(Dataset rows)
* START *
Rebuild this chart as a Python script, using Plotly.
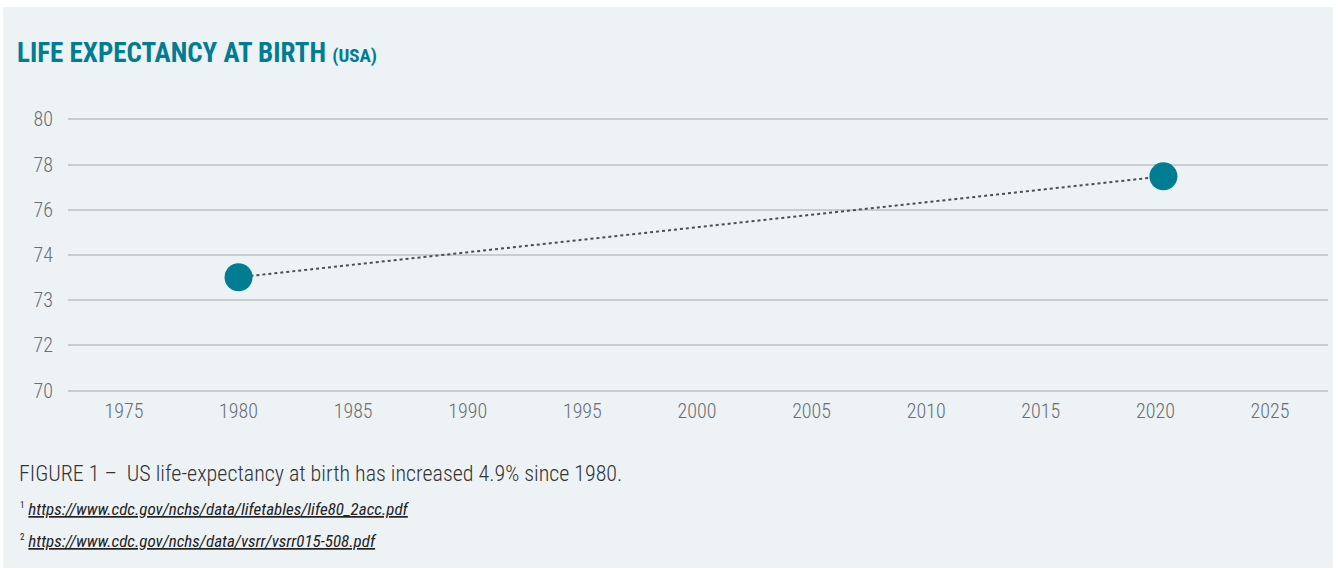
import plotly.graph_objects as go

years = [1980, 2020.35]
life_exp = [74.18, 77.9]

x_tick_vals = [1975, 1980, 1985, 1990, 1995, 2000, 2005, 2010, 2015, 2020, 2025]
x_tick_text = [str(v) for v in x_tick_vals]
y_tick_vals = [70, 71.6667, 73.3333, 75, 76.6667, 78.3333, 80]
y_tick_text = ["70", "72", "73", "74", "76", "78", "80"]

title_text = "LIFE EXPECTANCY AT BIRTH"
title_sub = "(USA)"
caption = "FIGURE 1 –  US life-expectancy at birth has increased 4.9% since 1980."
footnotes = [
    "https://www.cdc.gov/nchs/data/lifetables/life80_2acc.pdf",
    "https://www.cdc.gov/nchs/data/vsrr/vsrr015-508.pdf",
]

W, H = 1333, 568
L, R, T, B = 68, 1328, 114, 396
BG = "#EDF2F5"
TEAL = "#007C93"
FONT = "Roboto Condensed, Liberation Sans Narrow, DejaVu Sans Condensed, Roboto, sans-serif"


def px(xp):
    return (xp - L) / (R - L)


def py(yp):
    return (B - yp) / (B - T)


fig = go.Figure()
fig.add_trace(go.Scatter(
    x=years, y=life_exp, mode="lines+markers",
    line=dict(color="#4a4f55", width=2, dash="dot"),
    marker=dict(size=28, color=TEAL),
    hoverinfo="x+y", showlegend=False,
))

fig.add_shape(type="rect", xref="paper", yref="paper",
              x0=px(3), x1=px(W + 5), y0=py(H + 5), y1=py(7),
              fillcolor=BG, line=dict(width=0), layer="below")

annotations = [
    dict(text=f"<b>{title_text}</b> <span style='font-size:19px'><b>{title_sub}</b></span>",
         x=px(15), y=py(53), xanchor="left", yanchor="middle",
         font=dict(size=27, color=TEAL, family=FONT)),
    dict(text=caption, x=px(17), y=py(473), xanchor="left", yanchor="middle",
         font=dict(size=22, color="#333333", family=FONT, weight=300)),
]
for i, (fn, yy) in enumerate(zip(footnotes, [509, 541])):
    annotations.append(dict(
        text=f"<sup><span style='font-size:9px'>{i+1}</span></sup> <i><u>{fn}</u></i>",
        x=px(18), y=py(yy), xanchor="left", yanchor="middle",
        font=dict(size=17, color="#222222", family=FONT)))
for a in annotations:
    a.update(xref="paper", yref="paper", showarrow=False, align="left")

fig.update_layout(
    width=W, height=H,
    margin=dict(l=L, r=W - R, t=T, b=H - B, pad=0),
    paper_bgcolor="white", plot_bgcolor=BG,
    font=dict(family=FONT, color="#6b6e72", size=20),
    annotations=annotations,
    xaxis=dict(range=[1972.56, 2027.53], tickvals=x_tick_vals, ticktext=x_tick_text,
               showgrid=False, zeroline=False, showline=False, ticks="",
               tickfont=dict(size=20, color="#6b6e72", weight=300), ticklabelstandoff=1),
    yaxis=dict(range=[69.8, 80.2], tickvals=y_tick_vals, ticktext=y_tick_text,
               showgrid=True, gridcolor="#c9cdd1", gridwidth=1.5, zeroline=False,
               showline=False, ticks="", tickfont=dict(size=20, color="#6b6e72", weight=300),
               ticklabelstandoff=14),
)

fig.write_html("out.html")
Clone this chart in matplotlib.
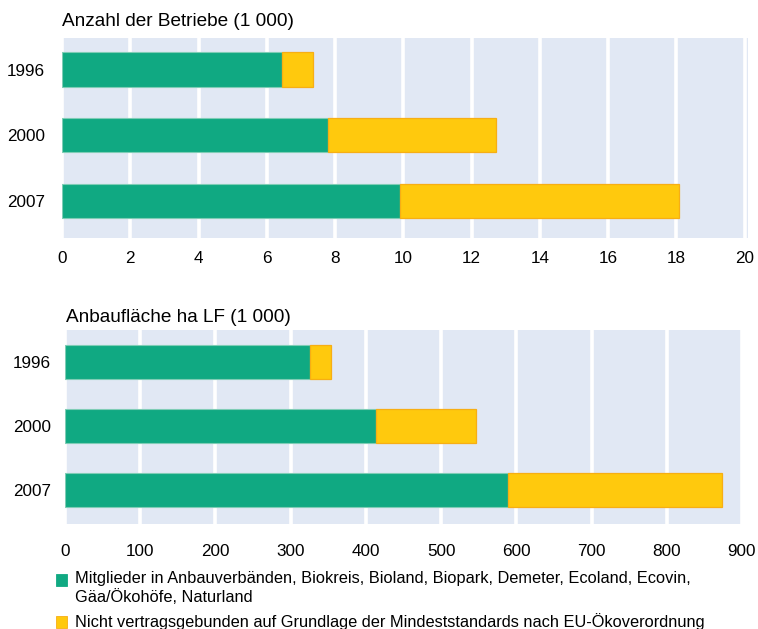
* END *
### GOAL OF THE EXERCISE:
Only lines with "this" are wanted here; list each of them.

### TASK OUTPUT:
Rebuild this chart as a Python script, using Plotly.
Clone this chart in matplotlib.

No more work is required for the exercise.